Active Tuning of Optical Constants in the Visible–UV: Praseodymium‐Doped Ceria—a Model Mixed Ionic–Electronic Conductor

Mixed ionic–electronic conductors offer chemical and electrical means for active tuning of their optical constants, e.g., with variations in oxygen non‐stoichiometry in Pr 0.1 Ce 0.9 O 2– δ , enabling implementation of adaptive thin film optical devices. In situ chemo‐tuning of the extinction coefficient in Pr 0.1 Ce 0.9 O 2– δ at elevated temperatures is demonstrated and a tuning model is provided that treats the interdependence of mobile oxygen vacancies and small polarons coupled to variations in optically active praseodymium ions.
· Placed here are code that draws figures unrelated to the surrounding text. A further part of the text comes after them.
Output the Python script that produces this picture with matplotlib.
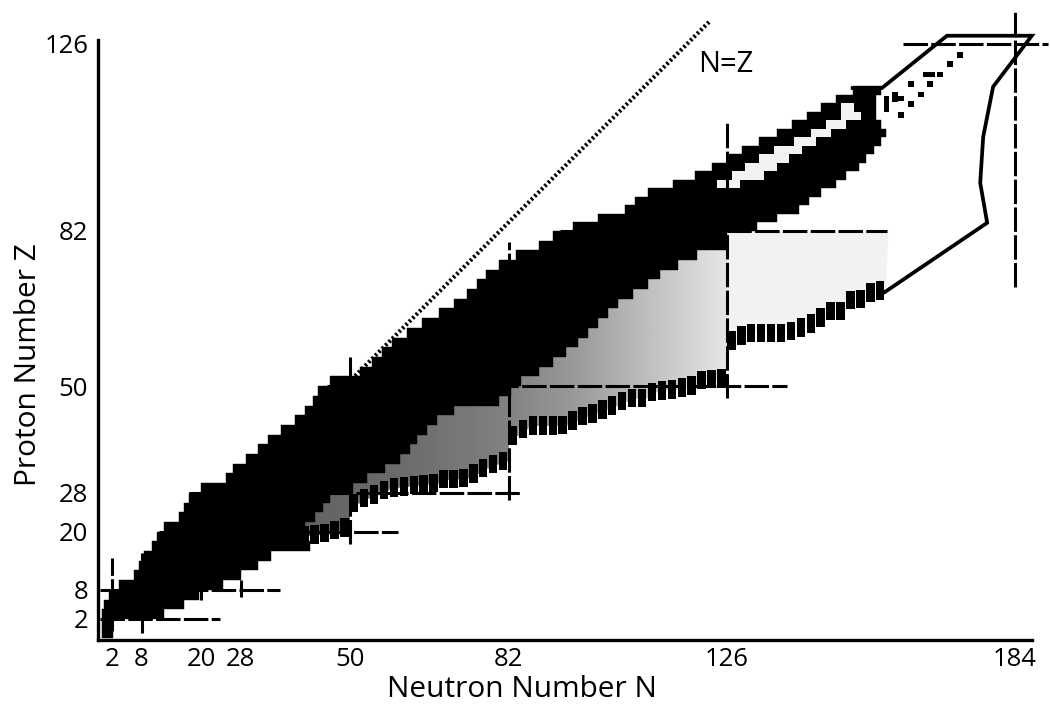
import numpy as np
import matplotlib
matplotlib.use("Agg")
import matplotlib.pyplot as plt
from matplotlib.patches import Polygon

plt.rcParams['font.family'] = ['Open Sans', 'DejaVu Sans']

# ---------------------------------------------------------------- data
# magic numbers used as ticks
tick_n = [2, 8, 20, 28, 50, 82, 126, 184]
tick_z = [2, 8, 20, 28, 50, 82, 126]

# known nuclides, one row per two protons: row centre Z and neutron range
row_z = [-1, 1, 3, 5, 7, 9, 11, 13, 15, 17, 19, 21, 23, 25, 27, 29, 31, 33,
         35, 37, 39, 41, 43, 45, 47, 49, 51, 53, 55, 57, 59, 61, 63, 65, 67,
         69, 71, 73, 75, 77, 79, 81, 83, 85, 87, 89, 91, 93, 95, 97, 99, 101,
         103, 105, 107, 109, 111, 113, 115]
row_n_lo = [0, 0, 0, 0.5, 1.5, 3.5, 6.5, 7.5, 8.5, 10, 11, 12.5, 15.5, 16.5,
            17.5, 20, 25, 26.5, 29, 31.5, 33.5, 36, 39, 41, 42.5, 43.5, 46,
            52, 54.5, 56.5, 58.5, 61.5, 64.5, 68, 71, 73.5, 75.5, 77.5, 80,
            83.5, 88, 91, 95, 100, 105.5, 107.5, 110, 115, 119.5, 123, 126,
            129, 132.5, 136, 139, 142, 145, 148, 151.3]
row_n_hi = [2.2, 2.2, 12.5, 16.5, 19.5, 24.5, 28, 31.5, 34, 42, 41, 41, 43,
            44.5, 46, 50.5, 53.5, 57, 60, 62, 63.5, 65.5, 67.5, 71, 80, 82.5,
            84.5, 88, 91, 93.5, 96, 98, 100, 102, 104, 107, 110, 112.5, 116,
            120, 126, 126, 132, 136, 140.5, 142.5, 145, 148, 150, 152.5, 154,
            155.5, 157, 158, 157, 156, 156, 156, 157]

# unexplored stripe between the proton-rich rim and the heavy rows
gap_z = [93, 95, 97, 99, 101, 103, 105, 107, 109, 111]
gap_n_lo = [124, 127, 129.5, 132.5, 135.5, 139.5, 143, 146, 149, 149]
gap_n_hi = [128.5, 133.5, 136, 138.5, 141, 144, 147, 150, 153, 151.5]

# neutron-rich boundary (r-process path), one column per two neutrons
edge_n = [40, 42, 44, 46, 48, 50, 52, 54, 56, 58, 60, 62, 64, 66, 68, 70,
          72, 74, 76, 78, 80, 82, 84, 86, 88, 90, 92, 94, 96, 98, 100, 102,
          104, 106, 108, 110, 112, 114, 116, 118, 120, 122, 124, 126, 128,
          130, 132, 134, 136, 138, 140, 142, 144, 146, 148, 150, 152, 154, 156]
edge_z = [17.3, 17.5, 17.8, 18.4, 19.0, 24.0, 25.0, 25.8, 26.7, 27.2, 27.4,
          27.7, 27.9, 28.1, 28.9, 29.0, 29.2, 30.1, 31.2, 32.0, 32.7, 37.9,
          39.3, 40.0, 40.0, 40.0, 40.1, 41.0, 41.9, 42.5, 43.3, 44.1, 45.0,
          45.6, 45.7, 46.9, 47.2, 47.4, 47.8, 48.2, 49.4, 49.6, 49.7, 57.5,
          58.5, 59.1, 59.1, 59.1, 59.1, 59.5, 60.2, 61.0, 62.2, 63.6, 63.6,
          65.8, 66.1, 67.4, 67.8]

# upper limit of the unmeasured neutron-rich area (under the known rows)
gray_top_n = [126, 82, 50, 38]
gray_top_z = [84, 55, 31, 21]
# upper limit of the area beyond N = 126
light_top_n = [158.5, 126]
light_top_z = [82, 82]

# superheavy isotopes
she_n = [158.1, 158.1, 158.1, 159.9, 159.9, 161.1, 163.1, 161.1, 163.1,
         165.1, 166.1, 167.3, 166.9, 168.9, 170.9, 172.9]
she_z = [110.6, 111.8, 113.0, 112.9, 114.1, 113.1, 111.8, 109.3, 116.5,
         114.1, 118.8, 118.8, 116.5, 118.8, 121.2, 123.4]

# predicted region of superheavy nuclei
outline_n = [151.3, 157.2, 170.3, 187.4, 179.6, 177.6, 177.0, 178.4, 157.8]
outline_z = [115.6, 115.6, 127.9, 127.9, 115.9, 104.1, 93.3, 83.9, 69.4]

# shell closures: vertical lines (fixed N) and horizontal lines (fixed Z)
vline_n = [2, 8, 20, 28, 50, 82, 126, 184]
vline_z_lo = [-0.5, -0.9, 5.9, 6.5, 17.5, 26.5, 47.5, 70.4]
vline_z_hi = [14.6, 15.8, 8.4, 10.0, 56.0, 79.7, 107.6, 134.0]
hline_z = [2, 8, 20, 28, 50, 82, 126]
hline_n_lo = [-0.4, -0.4, 11.5, 17.5, 45.4, 92.3, 161.4]
hline_n_hi = [23.8, 35.9, 59.7, 84.3, 138.1, 158.2, 190.7]

# N = Z guide line
nz_n = [51.0, 122.4]
nz_z = [52.1, 131.2]

# shading of the neutron-rich area (0 black .. 1 white) along N
shade_n = [36, 60, 80, 95, 110, 126, 128]
shade_v = [0.38, 0.42, 0.5, 0.6, 0.75, 0.9, 0.9]

# ---------------------------------------------------------------- figure
fig = plt.figure(figsize=(10.5, 7.09), dpi=100)
ax = fig.add_axes([98 / 1050, 69 / 709, 942 / 1050, 635 / 709])

# proton axis is drawn compressed above Z = 82
_k = 4.25 / 4.85


def _fwd(z):
    z = np.asarray(z, dtype=float)
    return np.where(z <= 82, z, 82 + (z - 82) * _k)


def _inv(u):
    u = np.asarray(u, dtype=float)
    return np.where(u <= 82, u, 82 + (u - 82) / _k)


ax.set_yscale('function', functions=(_fwd, _inv))

# neutron-rich area with a grey gradient
lower = []
for n, zb in zip(edge_n, edge_z):
    if n < 126:
        lower += [(n, zb + 1.8), (n + 2, zb + 1.8)]
gray_poly = lower + list(zip(gray_top_n, gray_top_z))
gray_patch = Polygon(gray_poly, closed=True, facecolor='none',
                     edgecolor='none', zorder=1)
ax.add_patch(gray_patch)
grid_n = np.linspace(36, 128, 400)
img = np.interp(grid_n, shade_n, shade_v)[None, :]
im = ax.imshow(img, extent=(36, 128, 15, 86), origin='lower', cmap='gray',
               vmin=0, vmax=1, aspect='auto', interpolation='bilinear',
               zorder=1)
im.set_clip_path(gray_patch)

lower_r = []
for n, zb in zip(edge_n, edge_z):
    if n >= 126:
        lower_r += [(n, zb + 1.8), (n + 2, zb + 1.8)]
light_poly = lower_r + list(zip(light_top_n, light_top_z))
ax.add_patch(Polygon(light_poly, closed=True, facecolor='#f2f2f2',
                     edgecolor='none', zorder=1))

# known nuclides
row_z_a = np.array(row_z, dtype=float)
row_lo = np.array(row_n_lo)
row_hi = np.array(row_n_hi)
ax.barh(row_z_a, row_hi - row_lo, left=row_lo, height=2.0, color='black',
        edgecolor='black', linewidth=0.3, zorder=2)
ax.barh(gap_z, np.array(gap_n_hi) - np.array(gap_n_lo), left=gap_n_lo,
        height=2.0, color='#f2f2f2', edgecolor='none', zorder=2.5)

# neutron-rich boundary columns
ax.bar(edge_n, 3.8, bottom=edge_z, width=1.7, align='edge', color='black',
       edgecolor='none', zorder=3)

# superheavy isotopes
ax.bar(np.array(she_n) - 0.58, 1.3, bottom=np.array(she_z) - 0.65,
       width=1.15, align='edge', color='black', edgecolor='none', zorder=3)

# outline of the predicted superheavy region
ax.plot(outline_n, outline_z, color='black', lw=2.7, solid_joinstyle='miter',
        zorder=4, clip_on=False)

# shell closures
dash = (0, (8, 1.1))
for n, lo, hi in zip(vline_n, vline_z_lo, vline_z_hi):
    ax.plot([n, n], [lo, hi], color='black', lw=2.2, ls=dash, zorder=4,
            clip_on=False)
for z, lo, hi in zip(hline_z, hline_n_lo, hline_n_hi):
    ax.plot([lo, hi], [z, z], color='black', lw=2.2, ls=dash, zorder=4,
            clip_on=False)

# N = Z line
ax.plot(nz_n, nz_z, color='black', lw=3.0, ls=(0, (0.55, 0.6)), zorder=4)
ax.text(120.1, 119.4, 'N=Z', fontsize=21, ha='left', va='baseline')

# axes
ax.set_xlim(-0.79, 189.05)
ax.set_ylim(-2.33, 135.13)
for side in ('top', 'right'):
    ax.spines[side].set_visible(False)
for side in ('left', 'bottom'):
    ax.spines[side].set_linewidth(2.4)
    ax.spines[side].set_capstyle('projecting')
ax.spines['left'].set_bounds(-2.33, 126.94)
ax.spines['bottom'].set_bounds(-0.79, 187.45)

ax.set_xticks(tick_n)
ax.set_xticklabels([str(v) for v in tick_n])
ax.set_yticks(tick_z)
ax.set_yticklabels([str(v) for v in tick_z])
ax.minorticks_off()
ax.tick_params(axis='both', length=0, labelsize=18.5)
ax.tick_params(axis='x', pad=5)
ax.tick_params(axis='y', pad=7)

ax.set_xlabel('Neutron Number N', fontsize=21.5)
ax.xaxis.label.set_va('baseline')
ax.xaxis.set_label_coords(0.4501, -0.0898)
ax.set_ylabel('Proton Number Z', fontsize=21.5)
ax.yaxis.label.set_va('baseline')
ax.yaxis.set_label_coords(-0.0658, 0.4331)

fig.savefig('out.png', dpi=100)
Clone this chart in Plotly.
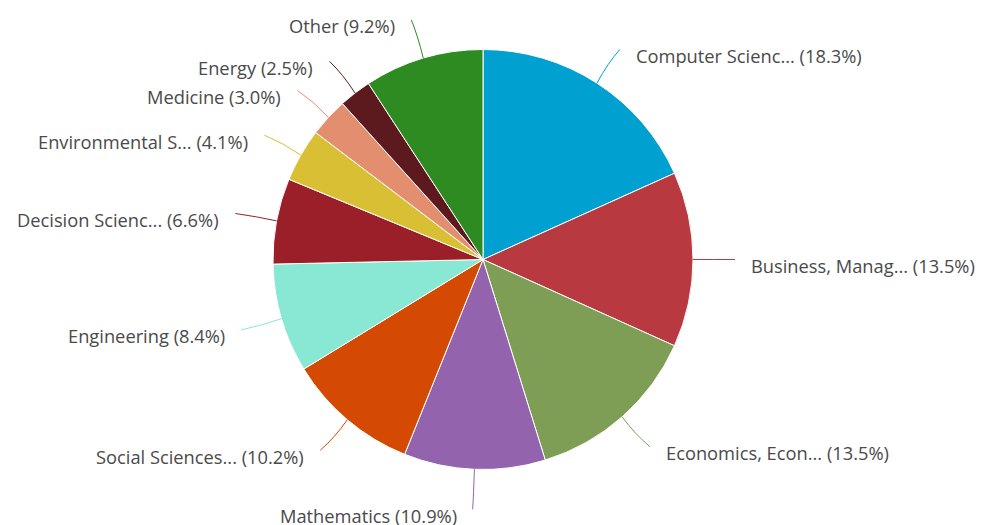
import math
import plotly.graph_objects as go

labels = ["Computer Scienc...", "Business, Manag...", "Economics, Econ...", "Mathematics",
          "Social Sciences...", "Engineering", "Decision Scienc...", "Environmental S...",
          "Medicine", "Energy", "Other"]
values = [18.3, 13.5, 13.5, 10.9, 10.2, 8.4, 6.6, 4.1, 3.0, 2.5, 9.2]
colors = ["#00a0d0", "#b83a40", "#7e9e56", "#9463ae", "#d44a02", "#88e8d4",
          "#9b1f28", "#d8bf33", "#e38e6f", "#5c1a1e", "#2e8b22"]

W, H = 981, 525
CX, CY, R = 483, 259.5, 210
FONT = "Open Sans"

fig = go.Figure()
fig.add_trace(go.Pie(
    labels=labels, values=values, sort=False, direction="clockwise", rotation=0,
    marker=dict(colors=colors, line=dict(color="white", width=1)),
    textinfo="none", hoverinfo="label+percent", showlegend=False,
    domain=dict(x=[(CX - R) / W, (CX + R) / W], y=[(H - CY - R) / H, (H - CY + R) / H]),
))

total = sum(values)
cum = 0.0
shapes, annotations = [], []
for lab, v, c in zip(labels, values, colors):
    mid = (cum + v / 2) / total * 2 * math.pi
    cum += v
    s, co = math.sin(mid), math.cos(mid)
    sx, sy = CX + R * s, CY - R * co
    ex, ey = CX + (R + 42) * s, CY - (R + 40) * co
    right = s >= 0
    mx, my = CX + (R + 20) * s, CY - (R + 24) * co
    shapes.append(dict(type="path", xref="x", yref="y",
                       path=f"M {sx:.1f},{sy:.1f} Q {mx:.1f},{my:.1f} {ex:.1f},{ey:.1f}",
                       line=dict(color=c, width=1)))
    annotations.append(dict(
        x=ex + (14 if right else -14), y=ey + 6, xref="x", yref="y",
        text=f"{lab} ({v:.1f}%)", showarrow=False,
        xanchor="left" if right else "right", yanchor="middle",
        font=dict(family=FONT, size=18.3, color="#4a4a4a"),
    ))

fig.update_layout(
    width=W, height=H, margin=dict(l=0, r=0, t=0, b=0),
    paper_bgcolor="white", plot_bgcolor="rgba(0,0,0,0)",
    xaxis=dict(range=[0, W], visible=False, fixedrange=True),
    yaxis=dict(range=[H, 0], visible=False, fixedrange=True),
    shapes=shapes, annotations=annotations,
)
fig.write_html("out.html", config={"displayModeBar": False},
               post_script="document.body.style.margin='0';document.body.style.overflow='hidden';")
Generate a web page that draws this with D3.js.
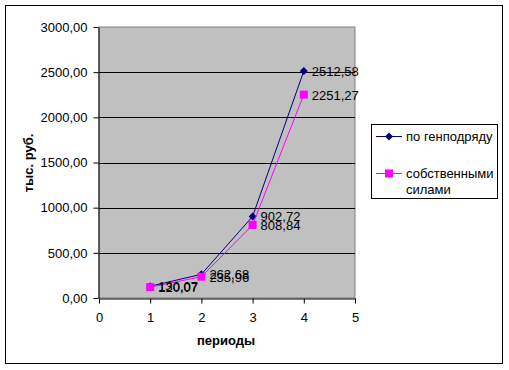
<!DOCTYPE html>
<html>
<head>
<meta charset="utf-8">
<script src="https://cdn.jsdelivr.net/npm/d3@7"></script>
<style>
  body { margin: 0; background: #fff; }
  svg text { font-family: "Liberation Sans", Arial, sans-serif; }
</style>
</head>
<body>
<div id="chart"></div>
<script>
// данные
const periods = [1, 2, 3, 4];
const genpodryad = [130.07, 262.68, 902.72, 2512.58];
const sobstv = [120.07, 235.96, 808.84, 2251.27];
const seriesNames = ["по генподряду", "собственными силами"];
const yTicks = [0, 500, 1000, 1500, 2000, 2500, 3000];
const xTicks = [0, 1, 2, 3, 4, 5];

const W = 509, H = 370;
const plot = {left: 99, right: 355, top: 27, bottom: 298};
const FS = 13;

const svg = d3.select("#chart").append("svg")
  .attr("width", W).attr("height", H);

// рамка
svg.append("rect")
  .attr("x", 5.5).attr("y", 5.5).attr("width", 497).attr("height", 358)
  .attr("fill", "#fff").attr("stroke", "#000").attr("stroke-width", 1);

const x = d3.scaleLinear().domain([0, 5]).range([plot.left, plot.right]);
const y = d3.scaleLinear().domain([0, 3000]).range([plot.bottom, plot.top]);

const fmt = v => d3.format(".2f")(v).replace(".", ",");

// фон
svg.append("rect")
  .attr("x", plot.left).attr("y", plot.top)
  .attr("width", plot.right - plot.left).attr("height", plot.bottom - plot.top)
  .attr("fill", "#c0c0c0").attr("stroke", "#808080");

// сетка
svg.append("g").selectAll("line")
  .data(yTicks.filter(d => d > 0 && d < 3000))
  .enter().append("line")
  .attr("x1", plot.left).attr("x2", plot.right)
  .attr("y1", d => Math.round(y(d)) + 0.5).attr("y2", d => Math.round(y(d)) + 0.5)
  .attr("stroke", "#000");

// оси
const yAxis = svg.append("g")
  .attr("transform", `translate(${plot.left - 0.5},0)`)
  .call(d3.axisLeft(y).tickValues(yTicks).tickFormat(fmt).tickSize(5).tickSizeOuter(0));
const xAxis = svg.append("g")
  .attr("transform", `translate(0,${plot.bottom + 0.5})`)
  .call(d3.axisBottom(x).tickValues(xTicks).tickFormat(d3.format("d")).tickSize(5).tickSizeOuter(0));

[yAxis, xAxis].forEach(a => {
  a.selectAll("path, line").attr("stroke", "#000");
  a.selectAll("text").attr("font-size", FS).attr("fill", "#000")
    .style("font-family", '"Liberation Sans", Arial, sans-serif');
});
yAxis.selectAll("text").attr("x", -11);
xAxis.selectAll("text").attr("dy", "1.2em");

// подписи осей
svg.append("text")
  .attr("x", (plot.left + plot.right) / 2 - 1).attr("y", 345)
  .attr("text-anchor", "middle").attr("font-size", FS).attr("font-weight", "bold")
  .text("периоды");
svg.append("text")
  .attr("transform", `translate(33,163) rotate(-90)`)
  .attr("text-anchor", "middle").attr("font-size", FS).attr("font-weight", "bold")
  .text("тыс. руб.");

const line = d3.line().x(d => x(d[0])).y(d => y(d[1]));
const series = [
  {values: genpodryad, color: "#000080", marker: "diamond"},
  {values: sobstv, color: "#ff00ff", marker: "square"}
];

function marker(g, type, color) {
  if (type === "diamond") {
    g.append("path").attr("d", "M0,-4L4,0L0,4L-4,0Z").attr("fill", color);
  } else {
    g.append("rect").attr("x", -4).attr("y", -4).attr("width", 8).attr("height", 8).attr("fill", color);
  }
}

series.forEach(s => {
  const pts = periods.map((p, i) => [p, s.values[i]]);
  svg.append("path").datum(pts)
    .attr("d", line).attr("fill", "none").attr("stroke", s.color).attr("stroke-width", 1);
  pts.forEach(d => {
    const g = svg.append("g").attr("transform", `translate(${x(d[0])},${y(d[1])})`);
    marker(g, s.marker, s.color);
  });
});

// подписи данных
series.forEach(s => {
  periods.forEach((p, i) => {
    svg.append("text")
      .attr("x", x(p) + 8).attr("y", y(s.values[i]) + 5)
      .attr("font-size", FS).attr("fill", "#000")
      .text(fmt(s.values[i]));
  });
});

// легенда
const lg = svg.append("g");
lg.append("rect")
  .attr("x", 371.5).attr("y", 124.5).attr("width", 126).attr("height", 74)
  .attr("fill", "#fff").attr("stroke", "#000");
const legendRows = [
  {y: 136, lines: ["по генподряду"]},
  {y: 173, lines: ["собственными", "силами"]}
];
legendRows.forEach((r, i) => {
  const s = series[i];
  lg.append("line").attr("x1", 376).attr("x2", 402)
    .attr("y1", r.y + 0.5).attr("y2", r.y + 0.5).attr("stroke", s.color);
  marker(lg.append("g").attr("transform", `translate(389,${r.y + 0.5})`), s.marker, s.color);
  r.lines.forEach((t, j) => {
    lg.append("text").attr("x", 406).attr("y", r.y + 5 + j * 16)
      .attr("font-size", FS).attr("fill", "#000").text(t);
  });
});
</script>
</body>
</html>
Furthermore, a new means for electro‐tuning of the optical constants of mixed ionic–electronic conductors is demonstrated experimentally and modeled for Pr 0.1 Ce 0.9 O 2– δ thin films deposited on grid‐like electrode structures. Modeling of non‐steady‐state optical transmittance modulations in the latter allows for estimation of oxygen vacancy mobility that determines the switching speed of the device. Quenched‐in values of n r and k to room temperature become nonvolatile, providing a modulation range in the extinction coefficient of Δ k  ≈ 0.1 (change of ≈800%) and in the refractive index of Δ n r  ≈ 0.1 (relative to initial n r of ≈2.35). Key figures of merit, including transmission optical modulation of ≈0.04 per 1 mV nm –1 , switching energy per area of 1.9 nJ µm –2 , and switching times of seconds, are demonstrated, with further improvements possible.